When suitable accompanists are not available to a soloist musician, an alternative possibility is to use computer-generated accompaniment. A computer accompanist should interact with the soloist and adapt to the soloist's playing as a human accompanist would, both reacting to expressive nuances of tempo and to unintentional errors such as wrong or mistimed notes. Over the past 25 years, accompaniment systems have been developed, all of which employ some form of score following: the process of following a musician's progress through the score of a piece during performance. This work considers the role of score following in automatic accompaniment. In this investigation we developed a computer accompanist that employs score following.

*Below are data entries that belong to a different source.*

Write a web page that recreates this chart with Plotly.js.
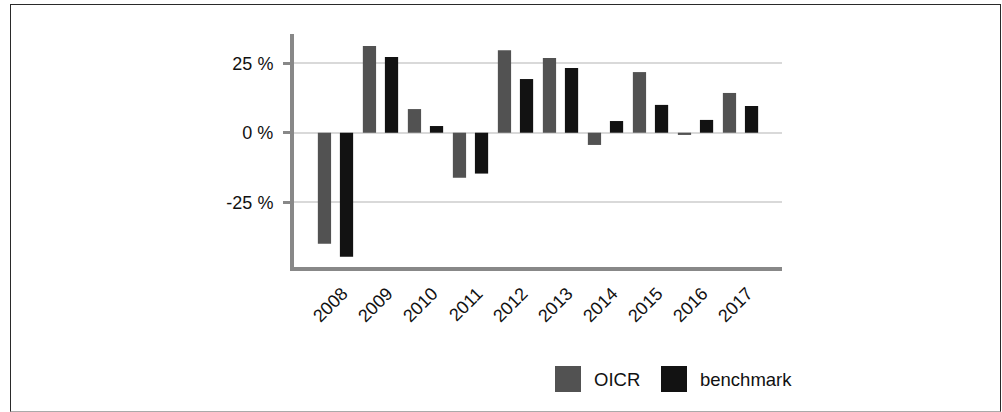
<!DOCTYPE html>
<html>
<head>
<meta charset="utf-8">
<script src="https://cdn.plot.ly/plotly-3.0.1.min.js"></script>
<style>
html, body { margin: 0; padding: 0; background: #fff; }
#chart { position: absolute; left: 0; top: 0; width: 1002px; height: 412px; }
#frame { position: absolute; left: 10px; top: 4px; width: 991px; height: 408px; box-sizing: border-box;
  border: 1px solid #2a2a2a; border-bottom-color: #aaaaaa; pointer-events: none; }
</style>
</head>
<body>
<div id="chart"></div>
<div id="frame"></div>
<script>
// ---- data ----
const years = ['2008','2009','2010','2011','2012','2013','2014','2015','2016','2017'];
const oicr = [-39.9, 31.2, 8.5, -16.2, 29.7, 26.9, -4.4, 21.8, -0.8, 14.3];
const benchmark = [-44.6, 27.2, 2.4, -14.7, 19.3, 23.3, 4.2, 10.0, 4.6, 9.6];
const seriesNames = ['OICR', 'benchmark'];
const yTickVals = [-25, 0, 25];
const yTickText = ['-25 %', '0 %', '25 %'];

// ---- styling ----
const colors = ['#525252', '#121212'];
const FONT = '"Liberation Sans", Arial, sans-serif';
const W = 1002, H = 412;
const M = {l: 294, r: 220, t: 34, b: 145};
const plotW = W - M.l - M.r, plotH = H - M.t - M.b;
const px2x = p => (p - M.l) / plotW;
const px2y = p => (H - M.b - p) / plotH;

const traces = [oicr, benchmark].map((vals, i) => ({
  type: 'bar', x: years, y: vals, name: seriesNames[i],
  marker: {color: colors[i], line: {width: 0}},
  showlegend: false, hoverinfo: 'x+y'
}));

// custom legend (large square swatches)
const legendX = [555, 661];
const shapes = [], annotations = [];
seriesNames.forEach((n, i) => {
  shapes.push({type: 'rect', xref: 'paper', yref: 'paper',
    x0: px2x(legendX[i]), x1: px2x(legendX[i] + 26),
    y0: px2y(392), y1: px2y(366),
    fillcolor: colors[i], line: {width: 0}});
  annotations.push({xref: 'paper', yref: 'paper', x: px2x(legendX[i] + 37), y: px2y(379),
    xanchor: 'left', yanchor: 'middle', showarrow: false, text: n,
    font: {family: FONT, size: 18.5, color: '#111'}});
});

const layout = {
  width: W, height: H,
  margin: M,
  paper_bgcolor: '#fff', plot_bgcolor: '#fff',
  font: {family: FONT, size: 18, color: '#111'},
  barmode: 'group', bargap: 0.02, bargroupgap: 0.4,
  showlegend: false,
  xaxis: {
    type: 'category', range: [-0.922, 9.922],
    showline: true, linecolor: '#888', linewidth: 4,
    ticks: '', tickangle: -45, showgrid: false, zeroline: false,
    ticklabelstandoff: 5, ticklabelshift: 7,
    tickfont: {family: FONT, size: 18, color: '#111'}
  },
  yaxis: {
    range: [-48.3, 35.5], tickmode: 'array', tickvals: yTickVals, ticktext: yTickText,
    showline: true, linecolor: '#888', linewidth: 4,
    ticks: 'outside', ticklen: 7, tickwidth: 3, tickcolor: '#888',
    ticklabelstandoff: 6,
    showgrid: true, gridcolor: '#d9d9d9', gridwidth: 2, zeroline: false,
    tickfont: {family: FONT, size: 18, color: '#111'}
  },
  shapes: shapes, annotations: annotations
};

Plotly.newPlot('chart', traces, layout, {displayModeBar: false, staticPlot: true});
</script>
</body>
</html>
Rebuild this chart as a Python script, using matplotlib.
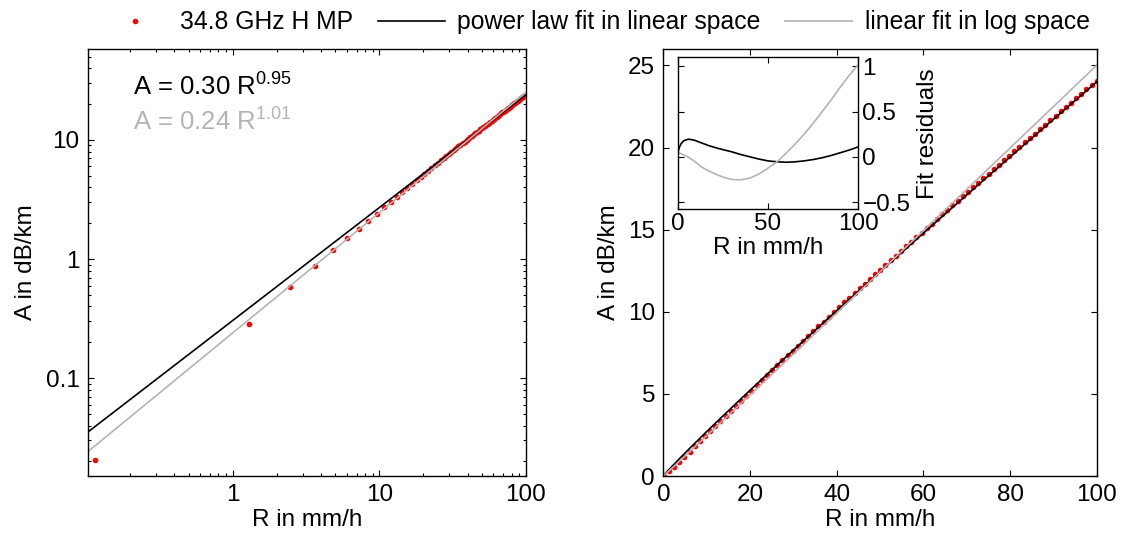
import matplotlib

matplotlib.use("Agg")

import matplotlib.pyplot as plt
import numpy as np
from matplotlib.lines import Line2D
from matplotlib.ticker import LogLocator, NullFormatter

plt.rcParams["font.family"] = ["Liberation Sans", "DejaVu Sans"]
plt.rcParams["mathtext.fontset"] = "custom"
plt.rcParams["mathtext.rm"] = "Liberation Sans"
plt.rcParams["mathtext.it"] = "Liberation Sans:italic"

# rain rate (mm/h) and specific attenuation (dB/km)
rain_rate = [
    0.115, 1.289, 2.479, 3.668, 4.857, 6.046, 7.236, 8.425, 9.614, 10.804,
    11.993, 13.182, 14.371, 15.561, 16.750, 17.939, 19.129, 20.318, 21.507, 22.696,
    23.886, 25.075, 26.264, 27.454, 28.643, 29.832, 31.021, 32.211, 33.400, 34.589,
    35.779, 36.968, 38.157, 39.346, 40.536, 41.725, 42.914, 44.104, 45.293, 46.482,
    47.671, 48.861, 50.050, 51.239, 52.429, 53.618, 54.807, 55.996, 57.186, 58.375,
    59.564, 60.754, 61.943, 63.132, 64.321, 65.511, 66.700, 67.889, 69.079, 70.268,
    71.457, 72.646, 73.836, 75.025, 76.214, 77.404, 78.593, 79.782, 80.971, 82.161,
    83.350, 84.539, 85.729, 86.918, 88.107, 89.296, 90.486, 91.675, 92.864, 94.054,
    95.243, 96.432, 97.621, 98.811, 100.000,
]
attenuation = [
    0.0205, 0.286, 0.578, 0.880, 1.183, 1.490, 1.798, 2.105, 2.413, 2.723,
    3.032, 3.342, 3.653, 3.965, 4.275, 4.585, 4.895, 5.206, 5.514, 5.822,
    6.129, 6.434, 6.739, 7.042, 7.341, 7.640, 7.938, 8.233, 8.530, 8.824,
    9.117, 9.408, 9.700, 9.990, 10.280, 10.569, 10.857, 11.145, 11.432, 11.718,
    12.004, 12.289, 12.573, 12.856, 13.139, 13.421, 13.702, 13.982, 14.262, 14.541,
    14.820, 15.097, 15.374, 15.650, 15.932, 16.207, 16.482, 16.755, 17.035, 17.307,
    17.578, 17.856, 18.127, 18.404, 18.672, 18.949, 19.224, 19.491, 19.765, 20.039,
    20.312, 20.577, 20.849, 21.121, 21.392, 21.663, 21.934, 22.204, 22.473, 22.742,
    23.011, 23.279, 23.546, 23.814, 24.080,
]

# fit coefficients
pl_a, pl_b = 0.305, 0.948     # power law fit in linear space
lg_a, lg_b = 0.24, 1.009      # linear fit in log space
pl_text = "A = 0.30 R$^{0.95}$"
lg_text = "A = 0.24 R$^{1.01}$"

# fit residuals
res_rate = [0, 0.5, 1, 2, 3.5, 6, 9, 13, 17, 22, 26, 30, 35, 40, 45, 50,
            55, 60, 65, 70, 75, 80, 85, 90, 95, 100]
res_power = [0.03, 0.08, 0.11, 0.15, 0.18, 0.195, 0.185, 0.155, 0.125, 0.095,
             0.075, 0.055, 0.025, 0.0, -0.025, -0.045, -0.055, -0.06, -0.055,
             -0.045, -0.03, -0.01, 0.015, 0.045, 0.075, 0.11]
res_log = [0.04, 0.04, 0.04, 0.035, 0.02, -0.005, -0.045, -0.11, -0.155, -0.2,
           -0.23, -0.25, -0.255, -0.235, -0.19, -0.125, -0.055, 0.04, 0.14,
           0.25, 0.37, 0.5, 0.63, 0.77, 0.9, 1.02]

GRAY = "#b4b4b4"
RED = "#ff0000"
FS = 17.5


def style_axes(ax):
    ax.tick_params(which="both", direction="in", top=True, right=True,
                   labelsize=FS, width=0.8, pad=6)
    ax.tick_params(which="major", length=4)
    ax.tick_params(which="minor", length=2.5)
    for spine in ax.spines.values():
        spine.set_linewidth(1.0)


fig = plt.figure(figsize=(11.32, 5.40), dpi=100)

# left: log-log
ax1 = fig.add_axes([0.0777, 0.1185, 0.3869, 0.7907])
r_fit = np.geomspace(0.1, 100, 200)
ax1.plot(rain_rate, attenuation, ".", color=RED, markersize=6)
ax1.plot(r_fit, pl_a * r_fit ** pl_b, color="black", lw=1.2)
ax1.plot(r_fit, lg_a * r_fit ** lg_b, color=GRAY, lw=1.2)
ax1.set_xscale("log")
ax1.set_yscale("log")
ax1.set_xlim(0.103, 100)
ax1.set_ylim(0.0151, 58)
ax1.set_xticks([1, 10, 100])
ax1.set_xticklabels(["1", "10", "100"])
ax1.set_yticks([0.1, 1, 10])
ax1.set_yticklabels(["0.1", "1", "10"])
ax1.xaxis.set_minor_locator(LogLocator(subs=np.arange(2, 10)))
ax1.yaxis.set_minor_locator(LogLocator(subs=np.arange(2, 10)))
ax1.xaxis.set_minor_formatter(NullFormatter())
ax1.yaxis.set_minor_formatter(NullFormatter())
style_axes(ax1)
ax1.set_xlabel("R in mm/h", fontsize=FS, labelpad=2)
ax1.set_ylabel("A in dB/km", fontsize=FS, labelpad=6)
ax1.text(0.102, 0.892, pl_text, transform=ax1.transAxes, fontsize=18.5,
         color="black", va="baseline")
ax1.text(0.102, 0.809, lg_text, transform=ax1.transAxes, fontsize=18.5,
         color=GRAY, va="baseline")

# right: linear
ax2 = fig.add_axes([0.5860, 0.1185, 0.3829, 0.7907])
r_lin = np.linspace(0, 100, 300)
ax2.plot(rain_rate, attenuation, ".", color=RED, markersize=6)
ax2.plot(r_lin, pl_a * r_lin ** pl_b, color="black", lw=1.2)
ax2.plot(r_lin, lg_a * r_lin ** lg_b, color=GRAY, lw=1.2)
ax2.set_xlim(0, 100)
ax2.set_ylim(0, 26)
ax2.set_xticks([0, 20, 40, 60, 80, 100])
ax2.set_yticks([0, 5, 10, 15, 20, 25])
style_axes(ax2)
ax2.set_xlabel("R in mm/h", fontsize=FS, labelpad=2)
ax2.set_ylabel("A in dB/km", fontsize=FS, labelpad=6)

# inset: residuals
ax3 = fig.add_axes([0.5987, 0.6124, 0.1595, 0.2815])
ax3.plot(res_rate, res_power, color="black", lw=1.2)
ax3.plot(res_rate, res_log, color=GRAY, lw=1.2)
ax3.set_xlim(0, 100)
ax3.set_ylim(-0.58, 1.1)
ax3.set_xticks([0, 50, 100])
ax3.set_yticks([-0.5, 0, 0.5, 1])
ax3.set_yticklabels(["\u22120.5", "0", "0.5", "1"])
style_axes(ax3)
ax3.tick_params(axis="y", labelleft=False, labelright=True, pad=3)
ax3.tick_params(axis="x", pad=3)
ax3.yaxis.set_label_position("right")
ax3.set_ylabel("Fit residuals", fontsize=FS, labelpad=5)
ax3.set_xlabel("R in mm/h", fontsize=FS, labelpad=1)

handles = [
    Line2D([], [], ls="none", marker=".", color=RED, markersize=6),
    Line2D([], [], color="black", lw=1.2),
    Line2D([], [], color=GRAY, lw=1.2),
]
labels = ["34.8 GHz H MP", "power law fit in linear space", "linear fit in log space"]
fig.legend(handles, labels, loc="upper center", bbox_to_anchor=(0.526, 1.022),
           ncol=3, frameon=False, fontsize=17.8, handlelength=2.7,
           columnspacing=1.0, handletextpad=0.5)

fig.savefig("out.png", dpi=100)
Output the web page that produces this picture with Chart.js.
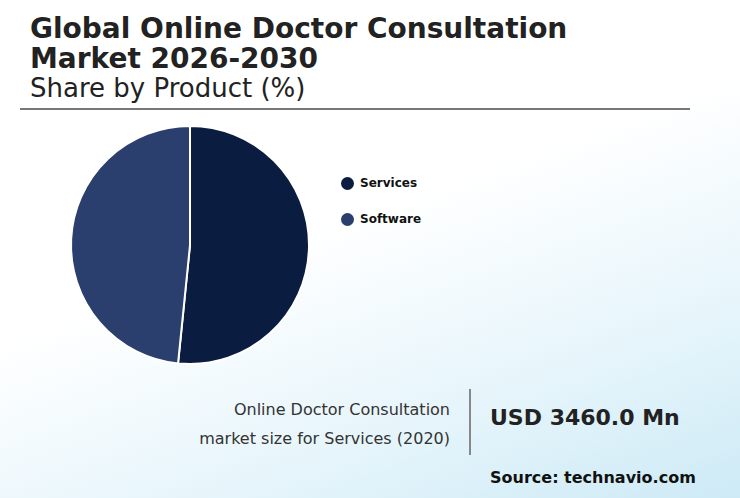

Our computer musician uses Hidden Markov Models to model the score by metrical structure and to provide accompaniment to a soloist playing monophonic music in real time, as the soloist is playing. Working with MIDI input/output, it tracks tempo fluctuations, anticipates the soloist's next note and supports some amount of unintentional deviation from the score. Qualitative evaluation, by human testers, and quantitative evaluation, using measurable criteria taken from MIREX, reported that the system performs adequately. We then used interviews with eight human accompanists to consider how well a score following system models the accompaniment process. This evaluation raises questions about the musical interaction between soloist and accompanist that have received relatively little attention. The information we gathered from interviews suggests the importance of other aspects of accompaniment, such as the sharing of shape of the performance between musicians, rather than treating the accompanist as purely subservient. We discuss the implications of these issues for the design of automated accompanists.